The district also reported enrolling 5,401 immigrant students in 2025, compared with 2,455 in 2020, according to the report. The federal “immigrant student” category refers to students ages 3-21 who were not born in a U.S. state and have not attended U.S. schools for more than three full academic years. The category does not describe a student’s legal immigration status.
At the same time, Fort Worth ISD reported employing 787 bilingual or English-as-a-second-language teachers in 2025, down from 870 in 2020, according to the report.
Families reported a range of home languages in district survey data, including English, Spanish, Swahili, Dari, Pashto/Pushto, Kinyarwanda, Farsi/Persian, Arabic, Burmese, and French.
Parents Question Transition
The transition has raised concerns among some parents whose children attended International Newcomer Academy.
Liz Orozco, whose 14-year-old son Andrew Garcia has been in the United States for about six months, told the Fort Worth Report that her son began reading and understanding more English at the academy but still struggles to speak English in class and follow a teacher’s directions.
Orozco said she expects Andrew to attend Dunbar High School next school year after the academy’s closure.
“If my son goes to the regular high school, it will be so hard for him,” Orozco said in Spanish, according to the Fort Worth Report. “How will he understand a teacher?”
“This is a new country for us,” Orozco said. “This is new people, new culture and the language.”
District Defends New Model
Fort Worth ISD said in redesign materials that students will receive structured conversations, clear language objectives, collaborative learning with peers, multilingual materials, lessons created by bilingual professionals and English-as-a-second-language experts, and ongoing coaching for teachers, according to the Fort Worth Report.

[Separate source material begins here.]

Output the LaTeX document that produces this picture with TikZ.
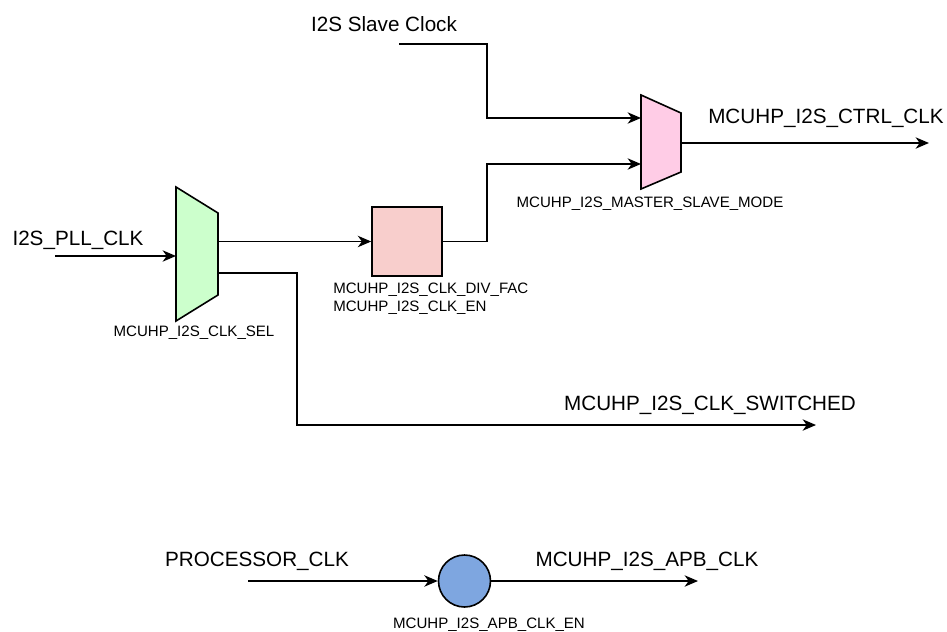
\documentclass[tikz,border=0pt]{standalone}
\usepackage{fontspec}
\setmainfont{Liberation Sans}
\usetikzlibrary{arrows.meta}
\definecolor{muxgreen}{HTML}{CCFFCC}
\definecolor{muxpink}{HTML}{FFCCE6}
\definecolor{boxred}{HTML}{F8CECC}
\definecolor{circblue}{HTML}{7EA6E0}
\tikzset{
  wire/.style={line width=1.2pt, -{Stealth[length=10pt,width=8.5pt,inset=3pt]}},
  biglbl/.style={font=\fontsize{15.5}{18}\selectfont, inner sep=0pt},
  smalllbl/.style={font=\fontsize{11.3}{13.5}\selectfont, inner sep=0pt},
  shapeline/.style={line width=1.2pt, draw=black}
}
\begin{document}
\begin{tikzpicture}[x=0.75pt,y=-0.75pt]
\useasboundingbox (0,0) rectangle (947,632);
% green mux
\filldraw[shapeline, fill=muxgreen] (176,187) -- (218,213) -- (218,295) -- (176,321) -- cycle;
\coordinate (selin) at (176,256);
\coordinate (selout1) at (218,241.5);
\coordinate (selout2) at (218,273);
% pink mux
\filldraw[shapeline, fill=muxpink] (641,95) -- (681,113) -- (681,172) -- (641,189) -- cycle;
\coordinate (msin1) at (641,118);
\coordinate (msin2) at (641,164);
\coordinate (msout) at (681,143);
% divider box
\node[shapeline, fill=boxred, minimum width=52.5pt, minimum height=51.75pt, inner sep=0pt] (div) at (407,241.5) {};
% circle
\node[shapeline, fill=circblue, circle, minimum size=39pt, inner sep=0pt] (apb) at (464.5,581) {};
% free ends
\coordinate (pllsrc) at (55,256);
\coordinate (slvsrc) at (399,44);
\coordinate (ctrlend) at (929,143);
\coordinate (swend) at (816,425);
\coordinate (procsrc) at (248,581);
\coordinate (apbend) at (698,581);
% labels
\node[biglbl] (lslave) at (384,24) {I2S Slave Clock};
\node[biglbl] (lpll) at (78,240) {I2S\_PLL\_CLK};
\node[biglbl] (lctrl) at (826,118) {MCUHP\_I2S\_CTRL\_CLK};
\node[biglbl] (lsw) at (710,405) {MCUHP\_I2S\_CLK\_SWITCHED};
\node[biglbl] (lproc) at (257,561) {PROCESSOR\_CLK};
\node[biglbl] (lapb) at (647,561) {MCUHP\_I2S\_APB\_CLK};
\node[smalllbl] (lsel) at (194,333) {MCUHP\_I2S\_CLK\_SEL};
\node[smalllbl, anchor=west] (ldiv1) at (333,290) {MCUHP\_I2S\_CLK\_DIV\_FAC};
\node[smalllbl, anchor=west] (ldiv2) at (333,308) {MCUHP\_I2S\_CLK\_EN};
\node[smalllbl] (lms) at (650,204) {MCUHP\_I2S\_MASTER\_SLAVE\_MODE};
\node[smalllbl] (len) at (489,625) {MCUHP\_I2S\_APB\_CLK\_EN};
% connectors
\draw[wire] (pllsrc) -- (selin);
\draw[wire] (selout1) -- (div.west);
\draw[wire] (selout2) -- (297,273) -- (297,425) -- (swend);
\draw[wire] (div.east) -- (487,241.5) -- (487,164) -- (msin2);
\draw[wire] (slvsrc) -- (487,44) -- (487,118) -- (msin1);
\draw[wire] (msout) -- (ctrlend);
\draw[wire] (procsrc) -- (apb.west);
\draw[wire] (apb.east) -- (apbend);
\end{tikzpicture}
\end{document}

“We are not removing support; we are delivering it directly where students are receiving content instruction,” the district said in the materials.
Licata said during an April board meeting that the redesign gives students access to grade-level classrooms, electives, fine arts, athletics, extracurricular activities, and college and career readiness pathways while building language support into instruction, according to the report.

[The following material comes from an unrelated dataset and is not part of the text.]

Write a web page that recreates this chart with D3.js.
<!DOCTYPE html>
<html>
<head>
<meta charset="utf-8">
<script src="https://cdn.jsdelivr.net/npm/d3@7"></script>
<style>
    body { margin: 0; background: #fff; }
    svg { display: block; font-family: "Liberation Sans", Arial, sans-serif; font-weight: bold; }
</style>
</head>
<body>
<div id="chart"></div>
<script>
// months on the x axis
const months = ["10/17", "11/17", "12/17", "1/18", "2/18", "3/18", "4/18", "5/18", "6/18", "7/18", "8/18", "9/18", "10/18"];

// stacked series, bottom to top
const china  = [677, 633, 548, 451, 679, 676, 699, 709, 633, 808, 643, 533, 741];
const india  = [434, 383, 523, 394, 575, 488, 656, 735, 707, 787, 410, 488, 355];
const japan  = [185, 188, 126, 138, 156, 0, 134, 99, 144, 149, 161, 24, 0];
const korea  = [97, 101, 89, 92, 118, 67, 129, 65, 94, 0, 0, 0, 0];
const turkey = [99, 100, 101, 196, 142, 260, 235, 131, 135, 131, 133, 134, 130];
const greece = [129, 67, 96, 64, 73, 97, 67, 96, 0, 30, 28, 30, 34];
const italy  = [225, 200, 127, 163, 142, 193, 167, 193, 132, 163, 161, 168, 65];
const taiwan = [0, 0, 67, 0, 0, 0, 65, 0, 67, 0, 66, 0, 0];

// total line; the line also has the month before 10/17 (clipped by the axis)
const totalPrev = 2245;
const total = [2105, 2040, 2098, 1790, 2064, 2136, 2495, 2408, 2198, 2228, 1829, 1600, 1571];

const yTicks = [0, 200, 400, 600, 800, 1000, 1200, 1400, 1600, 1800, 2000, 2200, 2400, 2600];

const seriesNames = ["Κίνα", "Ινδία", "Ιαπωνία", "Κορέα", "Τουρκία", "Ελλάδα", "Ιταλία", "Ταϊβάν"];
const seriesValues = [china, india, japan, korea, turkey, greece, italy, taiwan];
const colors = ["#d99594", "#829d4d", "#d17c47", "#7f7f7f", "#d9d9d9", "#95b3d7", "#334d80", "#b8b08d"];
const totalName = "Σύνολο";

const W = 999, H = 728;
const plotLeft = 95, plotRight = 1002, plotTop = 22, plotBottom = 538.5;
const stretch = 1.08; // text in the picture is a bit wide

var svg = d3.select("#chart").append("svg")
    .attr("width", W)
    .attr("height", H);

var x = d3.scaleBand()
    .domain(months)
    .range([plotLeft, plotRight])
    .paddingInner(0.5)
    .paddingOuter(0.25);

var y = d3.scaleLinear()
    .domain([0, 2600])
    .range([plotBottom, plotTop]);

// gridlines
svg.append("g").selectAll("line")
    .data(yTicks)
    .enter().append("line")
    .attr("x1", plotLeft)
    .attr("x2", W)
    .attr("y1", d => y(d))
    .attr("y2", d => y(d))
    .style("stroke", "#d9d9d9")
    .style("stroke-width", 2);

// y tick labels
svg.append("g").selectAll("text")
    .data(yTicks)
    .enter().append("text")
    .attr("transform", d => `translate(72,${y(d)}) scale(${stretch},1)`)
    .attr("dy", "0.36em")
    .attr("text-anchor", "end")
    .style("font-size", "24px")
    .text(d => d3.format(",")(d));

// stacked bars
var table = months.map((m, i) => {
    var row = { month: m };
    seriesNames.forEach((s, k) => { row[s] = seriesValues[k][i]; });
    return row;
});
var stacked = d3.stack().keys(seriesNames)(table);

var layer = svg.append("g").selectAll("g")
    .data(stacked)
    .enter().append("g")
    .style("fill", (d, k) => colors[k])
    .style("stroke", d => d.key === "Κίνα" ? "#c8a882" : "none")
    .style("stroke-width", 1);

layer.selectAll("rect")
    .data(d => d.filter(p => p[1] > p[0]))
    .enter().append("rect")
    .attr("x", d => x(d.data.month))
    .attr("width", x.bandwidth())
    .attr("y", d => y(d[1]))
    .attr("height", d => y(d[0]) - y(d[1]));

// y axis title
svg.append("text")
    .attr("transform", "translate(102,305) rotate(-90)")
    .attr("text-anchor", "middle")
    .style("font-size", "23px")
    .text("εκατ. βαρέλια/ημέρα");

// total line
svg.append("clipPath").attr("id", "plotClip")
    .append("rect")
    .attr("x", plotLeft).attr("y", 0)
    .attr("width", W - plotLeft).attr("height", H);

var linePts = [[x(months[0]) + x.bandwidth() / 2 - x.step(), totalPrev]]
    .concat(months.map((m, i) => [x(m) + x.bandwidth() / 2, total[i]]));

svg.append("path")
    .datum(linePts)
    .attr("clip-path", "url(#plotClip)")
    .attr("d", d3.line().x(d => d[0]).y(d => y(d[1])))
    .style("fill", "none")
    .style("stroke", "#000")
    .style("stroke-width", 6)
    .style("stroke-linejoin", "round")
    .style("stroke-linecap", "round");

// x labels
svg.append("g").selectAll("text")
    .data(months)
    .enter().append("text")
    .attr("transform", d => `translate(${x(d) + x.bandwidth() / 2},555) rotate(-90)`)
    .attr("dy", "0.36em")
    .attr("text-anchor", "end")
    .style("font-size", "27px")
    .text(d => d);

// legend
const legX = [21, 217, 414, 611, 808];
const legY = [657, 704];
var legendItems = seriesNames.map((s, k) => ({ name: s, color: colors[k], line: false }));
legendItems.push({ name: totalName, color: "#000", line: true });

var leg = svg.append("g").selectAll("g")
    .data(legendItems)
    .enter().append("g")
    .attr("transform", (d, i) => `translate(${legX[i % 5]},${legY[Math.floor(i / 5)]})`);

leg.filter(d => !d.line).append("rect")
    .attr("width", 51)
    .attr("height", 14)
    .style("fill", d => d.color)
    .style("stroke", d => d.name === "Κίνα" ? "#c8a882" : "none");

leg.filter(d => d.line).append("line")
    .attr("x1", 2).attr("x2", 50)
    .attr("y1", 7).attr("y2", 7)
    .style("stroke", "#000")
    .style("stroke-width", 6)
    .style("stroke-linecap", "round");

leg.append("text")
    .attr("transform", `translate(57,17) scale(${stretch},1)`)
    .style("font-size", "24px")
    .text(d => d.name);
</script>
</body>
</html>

District leaders also said the majority of Fort Worth ISD newcomer students already attend comprehensive middle and high school campuses rather than International Newcomer Academy.
Experts Warn Execution Matters
Education researchers told the Fort Worth Report that a campus-based model can work if schools have trained teachers, clear plans, and wraparound support.
“It’s not that the district couldn’t make really strong newcomer supports at the school level,” University of Oregon professor Ilana Umansky told the Fort Worth Report. “But if they had really strong newcomer supports in the academy model and they’re closing that down without a plan for making sure that they’re going to have those supports at the school-site level, then that would raise some red flags for me.”
Elizet Kneisler, a University of Texas at Austin professor whose work focuses on bilingual education and dual language programming, also questioned whether the district can prepare campuses quickly enough.
“You don’t create a transition plan just in the summer,” Kneisler told the Fort Worth Report.
State Takeover Reshapes District
The language-services change comes as Fort Worth ISD continues a broader restructuring.
As previously reported by The Dallas Express, the Texas Education Agency replaced Fort Worth ISD’s elected board with a state-appointed board of managers and named Licata superintendent in 2026 following years of academic underperformance.
The district has also named new leaders at more than 30 campuses and approved the closure of 18 campuses.
The Dallas Express reached out to Fort Worth ISD for additional comment regarding the language-services transition but did not receive a response before publication.